Problem statement
Exclude images, then output the remaining data verbatim.
┄┄┄┄┄┄
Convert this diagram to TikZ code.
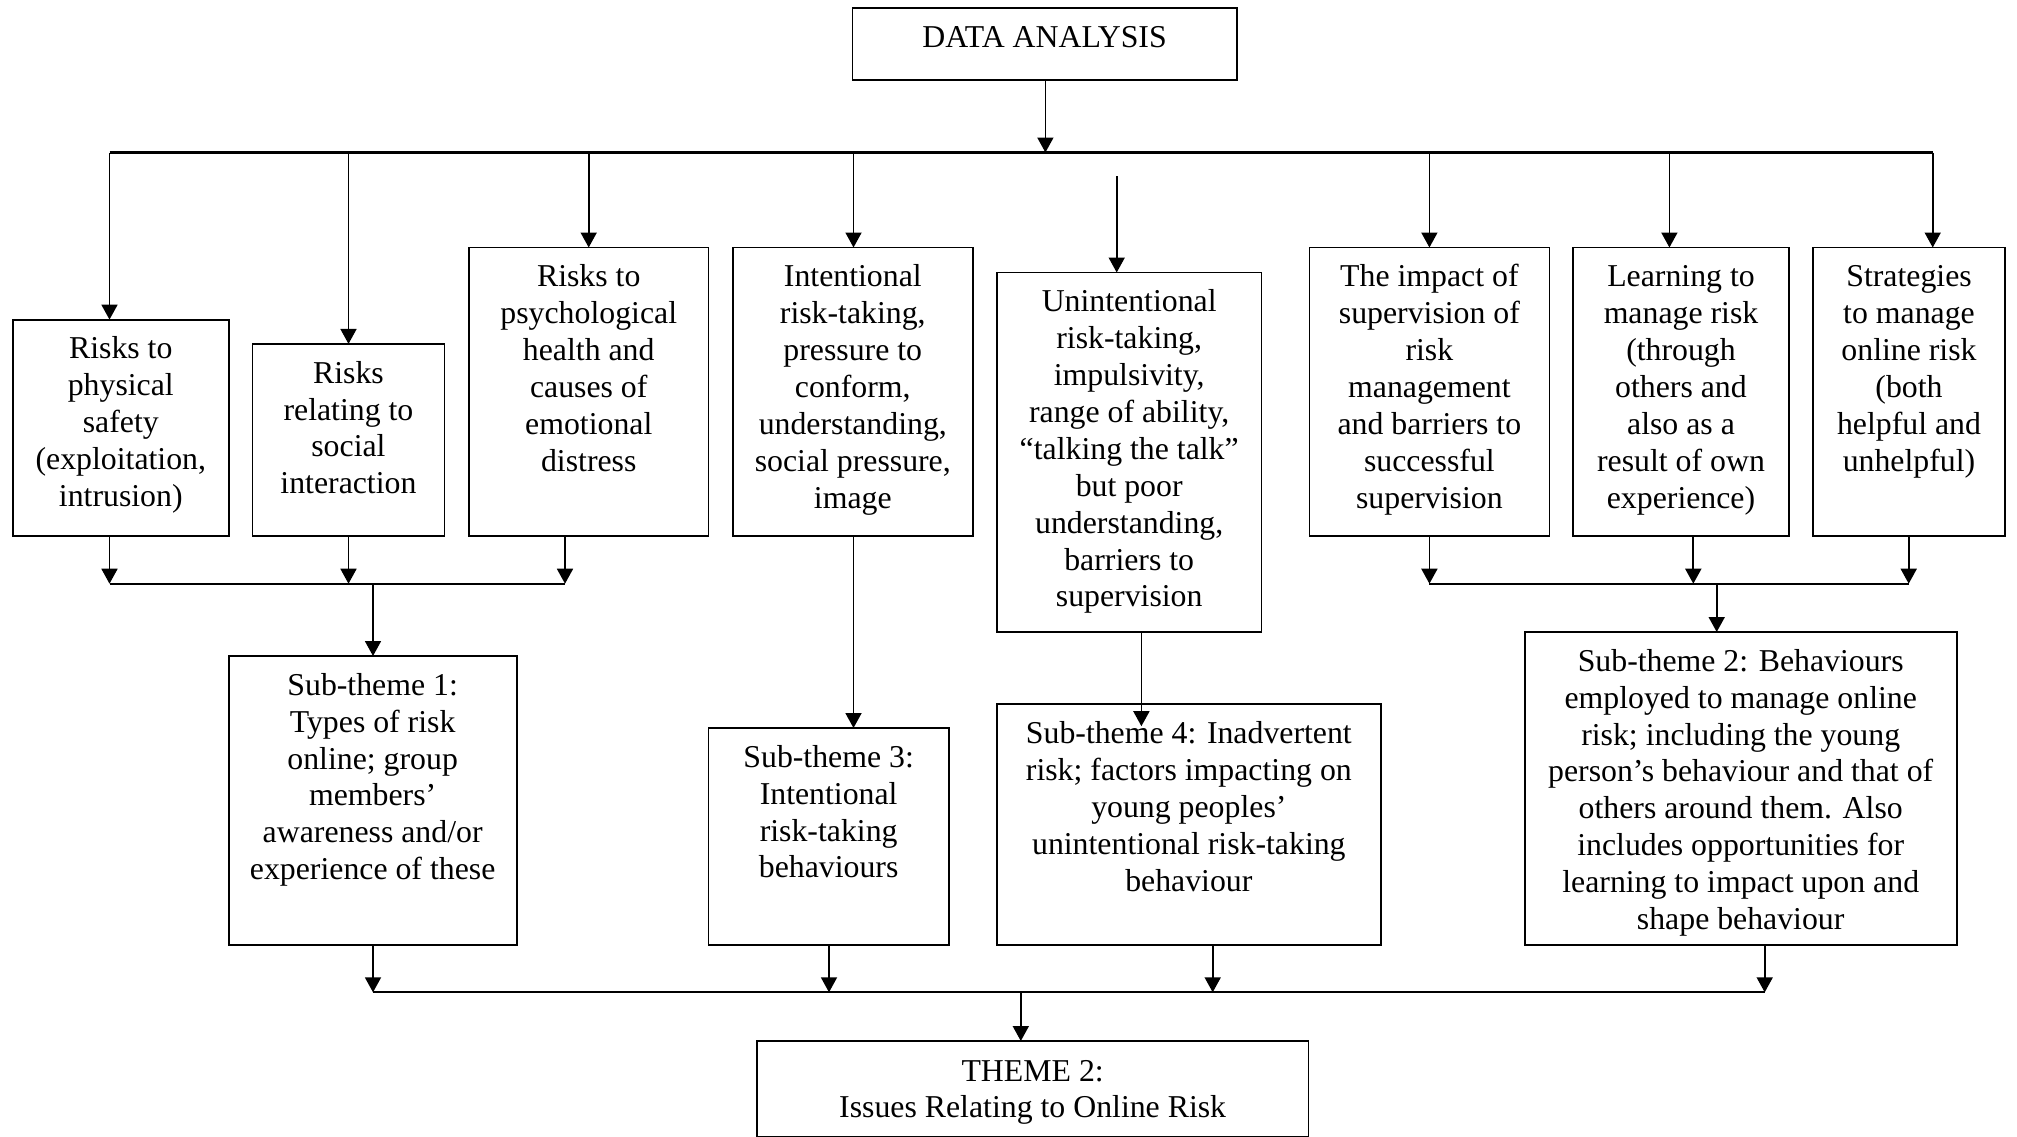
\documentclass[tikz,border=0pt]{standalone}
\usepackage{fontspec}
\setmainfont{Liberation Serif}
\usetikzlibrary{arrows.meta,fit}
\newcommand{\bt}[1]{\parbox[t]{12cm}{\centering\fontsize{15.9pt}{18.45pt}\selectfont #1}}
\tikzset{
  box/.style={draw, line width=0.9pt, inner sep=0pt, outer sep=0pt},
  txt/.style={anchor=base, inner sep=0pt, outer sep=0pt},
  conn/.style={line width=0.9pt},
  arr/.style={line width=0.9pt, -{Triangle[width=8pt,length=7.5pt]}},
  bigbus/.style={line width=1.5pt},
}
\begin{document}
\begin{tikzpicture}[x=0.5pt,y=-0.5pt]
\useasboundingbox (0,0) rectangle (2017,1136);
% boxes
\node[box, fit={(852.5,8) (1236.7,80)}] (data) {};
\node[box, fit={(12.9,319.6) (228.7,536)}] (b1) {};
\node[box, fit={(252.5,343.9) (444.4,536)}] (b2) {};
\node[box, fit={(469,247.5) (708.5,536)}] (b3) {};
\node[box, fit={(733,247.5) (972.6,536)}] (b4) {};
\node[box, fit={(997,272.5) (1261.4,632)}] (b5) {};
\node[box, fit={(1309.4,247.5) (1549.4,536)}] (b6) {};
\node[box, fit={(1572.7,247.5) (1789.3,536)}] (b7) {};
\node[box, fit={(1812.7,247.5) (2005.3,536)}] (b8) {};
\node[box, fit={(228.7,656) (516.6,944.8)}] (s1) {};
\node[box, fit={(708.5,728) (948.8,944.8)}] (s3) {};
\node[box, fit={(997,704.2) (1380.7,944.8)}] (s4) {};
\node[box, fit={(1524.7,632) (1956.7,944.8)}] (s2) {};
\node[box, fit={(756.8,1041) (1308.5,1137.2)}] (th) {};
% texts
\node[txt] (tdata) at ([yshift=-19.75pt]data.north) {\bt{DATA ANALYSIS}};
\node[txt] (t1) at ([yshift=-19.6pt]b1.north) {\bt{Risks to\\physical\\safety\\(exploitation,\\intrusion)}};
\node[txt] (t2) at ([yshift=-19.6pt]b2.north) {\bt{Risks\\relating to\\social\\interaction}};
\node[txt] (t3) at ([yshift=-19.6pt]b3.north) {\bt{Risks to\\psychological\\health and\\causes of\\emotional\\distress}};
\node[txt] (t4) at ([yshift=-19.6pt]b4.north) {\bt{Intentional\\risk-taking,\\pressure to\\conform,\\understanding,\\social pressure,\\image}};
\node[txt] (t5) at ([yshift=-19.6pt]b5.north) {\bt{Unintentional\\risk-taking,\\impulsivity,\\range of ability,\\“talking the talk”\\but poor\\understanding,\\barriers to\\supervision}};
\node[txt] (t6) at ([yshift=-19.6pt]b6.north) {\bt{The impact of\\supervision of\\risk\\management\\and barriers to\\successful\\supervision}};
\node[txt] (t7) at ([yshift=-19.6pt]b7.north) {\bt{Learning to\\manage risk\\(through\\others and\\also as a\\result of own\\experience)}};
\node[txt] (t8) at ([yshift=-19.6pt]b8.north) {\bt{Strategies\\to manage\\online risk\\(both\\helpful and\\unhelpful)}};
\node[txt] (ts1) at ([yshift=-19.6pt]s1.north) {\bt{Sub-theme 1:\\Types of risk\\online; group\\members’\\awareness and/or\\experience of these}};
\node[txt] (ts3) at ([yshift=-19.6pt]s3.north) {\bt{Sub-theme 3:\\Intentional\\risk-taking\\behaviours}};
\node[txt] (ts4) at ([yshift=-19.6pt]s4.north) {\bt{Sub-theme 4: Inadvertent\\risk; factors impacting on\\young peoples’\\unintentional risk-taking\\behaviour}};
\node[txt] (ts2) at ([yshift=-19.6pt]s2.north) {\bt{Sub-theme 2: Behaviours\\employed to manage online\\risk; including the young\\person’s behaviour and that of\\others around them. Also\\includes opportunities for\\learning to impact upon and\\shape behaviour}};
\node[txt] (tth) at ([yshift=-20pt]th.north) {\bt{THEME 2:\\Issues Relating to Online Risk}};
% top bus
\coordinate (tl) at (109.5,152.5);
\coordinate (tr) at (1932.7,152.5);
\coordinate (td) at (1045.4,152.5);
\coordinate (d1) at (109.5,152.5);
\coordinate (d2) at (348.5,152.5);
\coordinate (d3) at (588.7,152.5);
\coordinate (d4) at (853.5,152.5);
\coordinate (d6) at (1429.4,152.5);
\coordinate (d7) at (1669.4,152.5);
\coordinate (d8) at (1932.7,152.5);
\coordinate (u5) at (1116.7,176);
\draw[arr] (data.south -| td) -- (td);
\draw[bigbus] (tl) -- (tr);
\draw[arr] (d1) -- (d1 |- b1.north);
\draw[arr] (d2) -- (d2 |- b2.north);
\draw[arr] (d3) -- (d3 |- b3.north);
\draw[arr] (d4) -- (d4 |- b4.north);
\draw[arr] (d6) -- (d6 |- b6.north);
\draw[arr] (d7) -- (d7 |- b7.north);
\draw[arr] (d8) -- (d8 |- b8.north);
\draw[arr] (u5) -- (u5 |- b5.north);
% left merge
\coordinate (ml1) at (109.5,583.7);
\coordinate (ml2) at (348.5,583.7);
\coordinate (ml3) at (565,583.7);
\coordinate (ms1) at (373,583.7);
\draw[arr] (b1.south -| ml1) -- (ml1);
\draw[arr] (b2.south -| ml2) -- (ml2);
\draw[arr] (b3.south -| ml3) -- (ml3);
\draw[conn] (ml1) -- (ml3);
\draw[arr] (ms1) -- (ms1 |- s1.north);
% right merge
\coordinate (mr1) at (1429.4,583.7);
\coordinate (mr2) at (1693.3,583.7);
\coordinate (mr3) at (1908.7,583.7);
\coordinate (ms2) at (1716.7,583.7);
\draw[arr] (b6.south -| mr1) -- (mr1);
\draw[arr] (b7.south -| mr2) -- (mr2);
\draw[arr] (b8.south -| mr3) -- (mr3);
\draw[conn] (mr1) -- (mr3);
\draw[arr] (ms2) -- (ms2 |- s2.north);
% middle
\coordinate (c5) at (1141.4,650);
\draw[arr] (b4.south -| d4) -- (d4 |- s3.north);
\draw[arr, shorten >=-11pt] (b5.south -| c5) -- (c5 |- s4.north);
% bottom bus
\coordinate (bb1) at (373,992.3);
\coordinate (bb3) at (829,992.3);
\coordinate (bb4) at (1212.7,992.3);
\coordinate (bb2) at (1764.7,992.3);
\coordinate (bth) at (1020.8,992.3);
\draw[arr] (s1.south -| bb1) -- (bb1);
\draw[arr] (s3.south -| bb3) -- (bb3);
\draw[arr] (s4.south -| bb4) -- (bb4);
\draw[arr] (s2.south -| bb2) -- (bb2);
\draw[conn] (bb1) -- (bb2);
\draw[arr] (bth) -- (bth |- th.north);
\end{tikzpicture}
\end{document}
┄┄┄┄┄┄
Answer below
Convert this diagram to TikZ code.
\documentclass[tikz,border=0pt]{standalone}
\usepackage{fontspec}
\setmainfont{Liberation Serif}
\usetikzlibrary{arrows.meta,fit}
\newcommand{\bt}[1]{\parbox[t]{12cm}{\centering\fontsize{15.9pt}{18.45pt}\selectfont #1}}
\tikzset{
  box/.style={draw, line width=0.9pt, inner sep=0pt, outer sep=0pt},
  txt/.style={anchor=base, inner sep=0pt, outer sep=0pt},
  conn/.style={line width=0.9pt},
  arr/.style={line width=0.9pt, -{Triangle[width=8pt,length=7.5pt]}},
  bigbus/.style={line width=1.5pt},
}
\begin{document}
\begin{tikzpicture}[x=0.5pt,y=-0.5pt]
\useasboundingbox (0,0) rectangle (2017,1136);
% boxes
\node[box, fit={(852.5,8) (1236.7,80)}] (data) {};
\node[box, fit={(12.9,319.6) (228.7,536)}] (b1) {};
\node[box, fit={(252.5,343.9) (444.4,536)}] (b2) {};
\node[box, fit={(469,247.5) (708.5,536)}] (b3) {};
\node[box, fit={(733,247.5) (972.6,536)}] (b4) {};
\node[box, fit={(997,272.5) (1261.4,632)}] (b5) {};
\node[box, fit={(1309.4,247.5) (1549.4,536)}] (b6) {};
\node[box, fit={(1572.7,247.5) (1789.3,536)}] (b7) {};
\node[box, fit={(1812.7,247.5) (2005.3,536)}] (b8) {};
\node[box, fit={(228.7,656) (516.6,944.8)}] (s1) {};
\node[box, fit={(708.5,728) (948.8,944.8)}] (s3) {};
\node[box, fit={(997,704.2) (1380.7,944.8)}] (s4) {};
\node[box, fit={(1524.7,632) (1956.7,944.8)}] (s2) {};
\node[box, fit={(756.8,1041) (1308.5,1137.2)}] (th) {};
% texts
\node[txt] (tdata) at ([yshift=-19.75pt]data.north) {\bt{DATA ANALYSIS}};
\node[txt] (t1) at ([yshift=-19.6pt]b1.north) {\bt{Risks to\\physical\\safety\\(exploitation,\\intrusion)}};
\node[txt] (t2) at ([yshift=-19.6pt]b2.north) {\bt{Risks\\relating to\\social\\interaction}};
\node[txt] (t3) at ([yshift=-19.6pt]b3.north) {\bt{Risks to\\psychological\\health and\\causes of\\emotional\\distress}};
\node[txt] (t4) at ([yshift=-19.6pt]b4.north) {\bt{Intentional\\risk-taking,\\pressure to\\conform,\\understanding,\\social pressure,\\image}};
\node[txt] (t5) at ([yshift=-19.6pt]b5.north) {\bt{Unintentional\\risk-taking,\\impulsivity,\\range of ability,\\“talking the talk”\\but poor\\understanding,\\barriers to\\supervision}};
\node[txt] (t6) at ([yshift=-19.6pt]b6.north) {\bt{The impact of\\supervision of\\risk\\management\\and barriers to\\successful\\supervision}};
\node[txt] (t7) at ([yshift=-19.6pt]b7.north) {\bt{Learning to\\manage risk\\(through\\others and\\also as a\\result of own\\experience)}};
\node[txt] (t8) at ([yshift=-19.6pt]b8.north) {\bt{Strategies\\to manage\\online risk\\(both\\helpful and\\unhelpful)}};
\node[txt] (ts1) at ([yshift=-19.6pt]s1.north) {\bt{Sub-theme 1:\\Types of risk\\online; group\\members’\\awareness and/or\\experience of these}};
\node[txt] (ts3) at ([yshift=-19.6pt]s3.north) {\bt{Sub-theme 3:\\Intentional\\risk-taking\\behaviours}};
\node[txt] (ts4) at ([yshift=-19.6pt]s4.north) {\bt{Sub-theme 4: Inadvertent\\risk; factors impacting on\\young peoples’\\unintentional risk-taking\\behaviour}};
\node[txt] (ts2) at ([yshift=-19.6pt]s2.north) {\bt{Sub-theme 2: Behaviours\\employed to manage online\\risk; including the young\\person’s behaviour and that of\\others around them. Also\\includes opportunities for\\learning to impact upon and\\shape behaviour}};
\node[txt] (tth) at ([yshift=-20pt]th.north) {\bt{THEME 2:\\Issues Relating to Online Risk}};
% top bus
\coordinate (tl) at (109.5,152.5);
\coordinate (tr) at (1932.7,152.5);
\coordinate (td) at (1045.4,152.5);
\coordinate (d1) at (109.5,152.5);
\coordinate (d2) at (348.5,152.5);
\coordinate (d3) at (588.7,152.5);
\coordinate (d4) at (853.5,152.5);
\coordinate (d6) at (1429.4,152.5);
\coordinate (d7) at (1669.4,152.5);
\coordinate (d8) at (1932.7,152.5);
\coordinate (u5) at (1116.7,176);
\draw[arr] (data.south -| td) -- (td);
\draw[bigbus] (tl) -- (tr);
\draw[arr] (d1) -- (d1 |- b1.north);
\draw[arr] (d2) -- (d2 |- b2.north);
\draw[arr] (d3) -- (d3 |- b3.north);
\draw[arr] (d4) -- (d4 |- b4.north);
\draw[arr] (d6) -- (d6 |- b6.north);
\draw[arr] (d7) -- (d7 |- b7.north);
\draw[arr] (d8) -- (d8 |- b8.north);
\draw[arr] (u5) -- (u5 |- b5.north);
% left merge
\coordinate (ml1) at (109.5,583.7);
\coordinate (ml2) at (348.5,583.7);
\coordinate (ml3) at (565,583.7);
\coordinate (ms1) at (373,583.7);
\draw[arr] (b1.south -| ml1) -- (ml1);
\draw[arr] (b2.south -| ml2) -- (ml2);
\draw[arr] (b3.south -| ml3) -- (ml3);
\draw[conn] (ml1) -- (ml3);
\draw[arr] (ms1) -- (ms1 |- s1.north);
% right merge
\coordinate (mr1) at (1429.4,583.7);
\coordinate (mr2) at (1693.3,583.7);
\coordinate (mr3) at (1908.7,583.7);
\coordinate (ms2) at (1716.7,583.7);
\draw[arr] (b6.south -| mr1) -- (mr1);
\draw[arr] (b7.south -| mr2) -- (mr2);
\draw[arr] (b8.south -| mr3) -- (mr3);
\draw[conn] (mr1) -- (mr3);
\draw[arr] (ms2) -- (ms2 |- s2.north);
% middle
\coordinate (c5) at (1141.4,650);
\draw[arr] (b4.south -| d4) -- (d4 |- s3.north);
\draw[arr, shorten >=-11pt] (b5.south -| c5) -- (c5 |- s4.north);
% bottom bus
\coordinate (bb1) at (373,992.3);
\coordinate (bb3) at (829,992.3);
\coordinate (bb4) at (1212.7,992.3);
\coordinate (bb2) at (1764.7,992.3);
\coordinate (bth) at (1020.8,992.3);
\draw[arr] (s1.south -| bb1) -- (bb1);
\draw[arr] (s3.south -| bb3) -- (bb3);
\draw[arr] (s4.south -| bb4) -- (bb4);
\draw[arr] (s2.south -| bb2) -- (bb2);
\draw[conn] (bb1) -- (bb2);
\draw[arr] (bth) -- (bth |- th.north);
\end{tikzpicture}
\end{document}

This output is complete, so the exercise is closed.